Objective: Retype the lines beneath this one, from the first through the line containing "plt.rcParams['font.family'] = ['Noto". Pictures are left out.

── Data

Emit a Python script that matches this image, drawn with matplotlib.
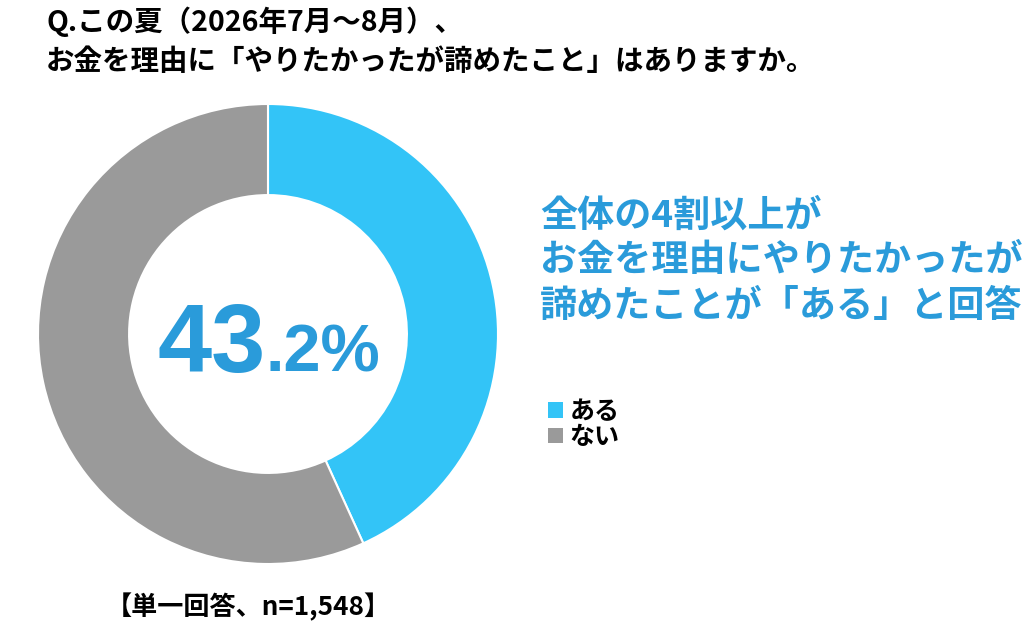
import matplotlib.pyplot as plt
from matplotlib.patches import Patch

plt.rcParams['font.family'] = ['Noto Sans CJK JP', 'DejaVu Sans']

# data
labels = ["ある", "ない"]
values = [43.2, 56.8]
colors = ["#33C4F7", "#9A9A9A"]
title_lines = ["Q.この夏（2026年7月～8月）、",
               "お金を理由に「やりたかったが諦めたこと」はありますか。"]
callout_lines = ["全体の4割以上が",
                 "お金を理由にやりたかったが",
                 "諦めたことが「ある」と回答"]
note = "【単一回答、n=1,548】"
text_blue = "#2A9BDA"

W, H = 1024, 632
fig = plt.figure(figsize=(W / 100, H / 100), dpi=100)
fig.patch.set_facecolor("white")

# donut, center (268, 334) px, radius 230 px
cx, cy, r = 268, 334, 230
ax = fig.add_axes([(cx - r) / W, (H - cy - r) / H, 2 * r / W, 2 * r / H])
wedges, _ = ax.pie(values, colors=colors, startangle=90, counterclock=False,
                   radius=1.0, wedgeprops=dict(width=0.396, edgecolor="white", linewidth=1.5))
ax.set_xlim(-1, 1)
ax.set_ylim(-1, 1)
ax.set_aspect("equal")
ax.axis("off")

# big percentage in the hole
whole, frac = f"{values[0]:.1f}".split(".")
ax.text(-0.01, -0.165, whole, ha="right", va="baseline", fontsize=70,
        fontweight="bold", color=text_blue, family=["Liberation Sans", "DejaVu Sans"])
ax.text(-0.01, -0.165, "." + frac + "%", ha="left", va="baseline", fontsize=48,
        fontweight="bold", color=text_blue, family=["Liberation Sans", "DejaVu Sans"])

# title
fig.text(46 / W, 1 - 22 / H, title_lines[0], ha="left", va="center",
         fontsize=20.5, fontweight="bold", color="black")
fig.text(46 / W, 1 - 62 / H, title_lines[1], ha="left", va="center",
         fontsize=20.5, fontweight="bold", color="black")

# callout
for i, line in enumerate(callout_lines):
    fig.text(540 / W, 1 - (216 + i * 45) / H, line, ha="left", va="center",
             fontsize=26.7, fontweight="bold", color=text_blue)

# legend
handles = [Patch(facecolor=c, edgecolor="none") for c in colors]
leg = fig.legend(handles, labels, loc="upper left", bbox_to_anchor=(538 / W, 1 - 390 / H),
                 frameon=False, fontsize=18, handlelength=0.6, handleheight=0.6,
                 handletextpad=0.25, labelspacing=0.05, borderaxespad=0)
for t in leg.get_texts():
    t.set_fontweight("bold")

# note
fig.text(106 / W, 1 - 607 / H, note, ha="left", va="center",
         fontsize=18.8, fontweight="bold", color="black")

fig.savefig("out.png", dpi=100, facecolor="white")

────

Answer to the exercise:
Emit a Python script that matches this image, drawn with matplotlib.
import matplotlib.pyplot as plt
from matplotlib.patches import Patch

plt.rcParams['font.family'] = ['Noto Sans CJK JP', 'DejaVu Sans']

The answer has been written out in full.